L'Etat avait-il le droit d'interdire en juillet 2011 la fracturation hydraulique pour fermer la porte aux gaz de schiste? Le Conseil constitutionnel devrait bientôt être saisi de cette question explosive qui oppose les défenseurs de l'environnement aux pétroliers.
Le rapporteur public du Conseil d'État a recommandé mercredi le renvoi au Conseil constitutionnel d'une question prioritaire de constitutionnalité (QPC) de la compagnie pétrolière américaine Schuepbach, dont deux permis de prospection avaient été annulés fin 2011 parce qu'elle souhaitait utiliser la fracturation hydraulique.
La décision du Conseil d'Etat, qui suit le plus souvent les avis du rapporteur, est attendue d'ici deux semaines en principe.

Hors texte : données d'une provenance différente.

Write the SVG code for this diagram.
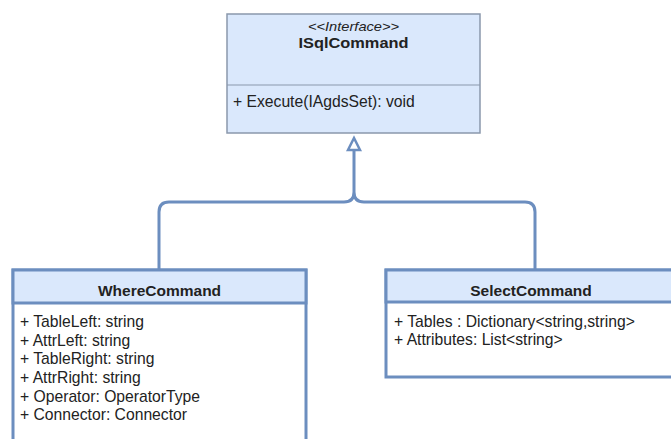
<svg xmlns="http://www.w3.org/2000/svg" width="671" height="439" viewBox="0 0 671 439">
<style>
text{font-family:"Liberation Sans",Arial,sans-serif;fill:#222;font-size:15.7px}
.t{font-weight:bold;font-size:15.5px;text-anchor:middle}
.it{font-weight:bold;font-size:14px;text-anchor:middle}
.st{font-style:italic;font-size:12px;text-anchor:middle}
.hdr{fill:#dae8fc;stroke:#6c8ebf;stroke-width:3}
.body{fill:#fff;stroke:#6c8ebf;stroke-width:3}
.conn{fill:none;stroke:#6c8ebf;stroke-width:3}
</style>
<rect width="671" height="439" fill="#fff"/>
<g id="ISqlCommand">
<rect x="227" y="14" width="253" height="119" fill="#dae8fc" stroke="#8a98ac" stroke-width="1.5"/>
<line x1="227" y1="85" x2="480" y2="85" stroke="#8a98ac" stroke-width="1"/>
<text class="st" transform="translate(353.5,31) scale(1.22,1)">&lt;&lt;Interface&gt;&gt;</text>
<text class="it" transform="translate(353.5,48) scale(1.17,1)">ISqlCommand</text>
<text x="233" y="107">+ Execute(IAgdsSet): void</text>
</g>
<g id="connectors">
<path class="conn" d="M159 270 V212 Q159 202 169 202 H344 Q354 202 354 192 V150 M354 192 Q354 202 364 202 H525 Q535 202 535 212 V270"/>
<polygon points="354,138 348,150 360,150" fill="#fff" stroke="#6c8ebf" stroke-width="2.5" stroke-linejoin="miter"/>
</g>
<g id="WhereCommand">
<rect class="body" x="13" y="270" width="293" height="180"/>
<rect class="hdr" x="13" y="270" width="293" height="33"/>
<text class="t" x="159.5" y="296">WhereCommand</text>
<text x="20" y="327">+ TableLeft: string</text>
<text x="20" y="346">+ AttrLeft: string</text>
<text x="20" y="364">+ TableRight: string</text>
<text x="20" y="383">+ AttrRight: string</text>
<text x="20" y="402">+ Operator: OperatorType</text>
<text x="20" y="420">+ Connector: Connector</text>
</g>
<g id="SelectCommand">
<rect class="body" x="386" y="270" width="300" height="107"/>
<rect class="hdr" x="386" y="270" width="300" height="32"/>
<text class="t" x="531" y="296">SelectCommand</text>
<text x="394" y="327">+ Tables : Dictionary&lt;string,string&gt;</text>
<text x="394" y="345">+ Attributes: List&lt;string&gt;</text>
</g>
</svg>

En juillet 2011, au terme de plusieurs mois de mobilisation notamment dans le sud de la France, le Parlement avait voté une loi interdisant la seule technique permettant actuellement d'exploiter les gaz de schiste, en raison des risques qu'elle présente pour l'environnement. Une interdiction confirmée ensuite par le président François Hollande.
Le rapporteur public du Conseil d'Etat, Suzanne von Coester, a retenu mercredi le caractère nouveau de la demande de la compagnie américaine.
C'est en effet la première fois que la question est posée à la justice: la loi du 13 juillet 2011 interdisant la fracturation n'était pas passée devant le Conseil Constitutionnel et la QPC de Schuepbach est la première sur le sujet à remonter jusqu'au Conseil d'Etat. L'entreprise texane conteste une application trop stricte, et donc inappropriée, du principe de précaution.
Le rapporteur a souligné que la question se posait: "on peut se demander s'il ne s'agit pas dans ce cas, lorsque les autorités publiques ont pris des mesures jugées trop restrictives, d'une fausse application plutôt que d'une méconnaissance du principe de précaution", a-t-elle dit lors de l'audience.
Elle a notamment cité les arguments évoquant une "absence d'évaluation des risques" de cette technique consistant à fissurer la roche riche en hydrocarbures en injectant un mélange d'eau, de sables et de produits chimiques dans le sous-sol.
"Guérilla juridique"
La requête fait suite à l'annulation, à la suite du vote de la loi de 2011, de deux permis détenus par Schuepbach --dits de "Nant" et "Villeneuve de Berg". Un autre permis ("Montélimar"), détenu par Total, avait également été annulé.
Ces trois permis d'exploration couvraient une surface de plus de 9.600 kilomètres carrés répartis sur sept départements du sud de la France: l'Ardèche, la Drôme, le Vaucluse, le Gard, l'Hérault, l'Aveyron et la Lozère.
Si la question est bien renvoyée au Conseil constitutionnel, celui-ci devra se prononcer sous trois mois sur la légalité de la mesure principale contre l'exploitation des gaz de schiste en France.
"Le lobby des gaz de schiste n'obtiendra pas par une guérilla juridique ce que la mobilisation citoyenne a empêché", a toutefois déjà prévenu la ministre de l'Ecologie et de l'Energie Delphine Batho.
"Le bien fondé de la loi n'est pas mis en cause par le rapporteur du Conseil d'Etat", a-t-elle estimé. Si la loi devait toutefois être remise en cause, "il n'y aurait aucun problème pour adapter le texte, puisque la position du président de la République et du gouvernement ne changera pas", a-t-elle assuré à l'AFP.
S'inquiétant de voir "le climat encore laissé sur la touche", des ONG (dont Greenpeace, Fondation Nicolas Hulot, Réseau action climat, Attac, Les Amis de la Terre) ont insisté pour leur part sur la nécessité que la loi de 2011 "soit confirmée en tant que garde-fou à l’exploitation des ressources fossiles non conventionnelles".
La France serait l'un des pays d'Europe disposant des plus grandes réserves de gaz et de pétrole de schiste. Mais ces hydrocarbures, qui ont bouleversé la donne énergétique aux Etats-Unis, ne sont pas forcément "la recette miracle" en Europe en raison de conditions d'exploitation différentes de celles de l'Amérique du nord, avait souligné début juin à Paris la commissaire européenne en charge du climat, Connie Hedegaard.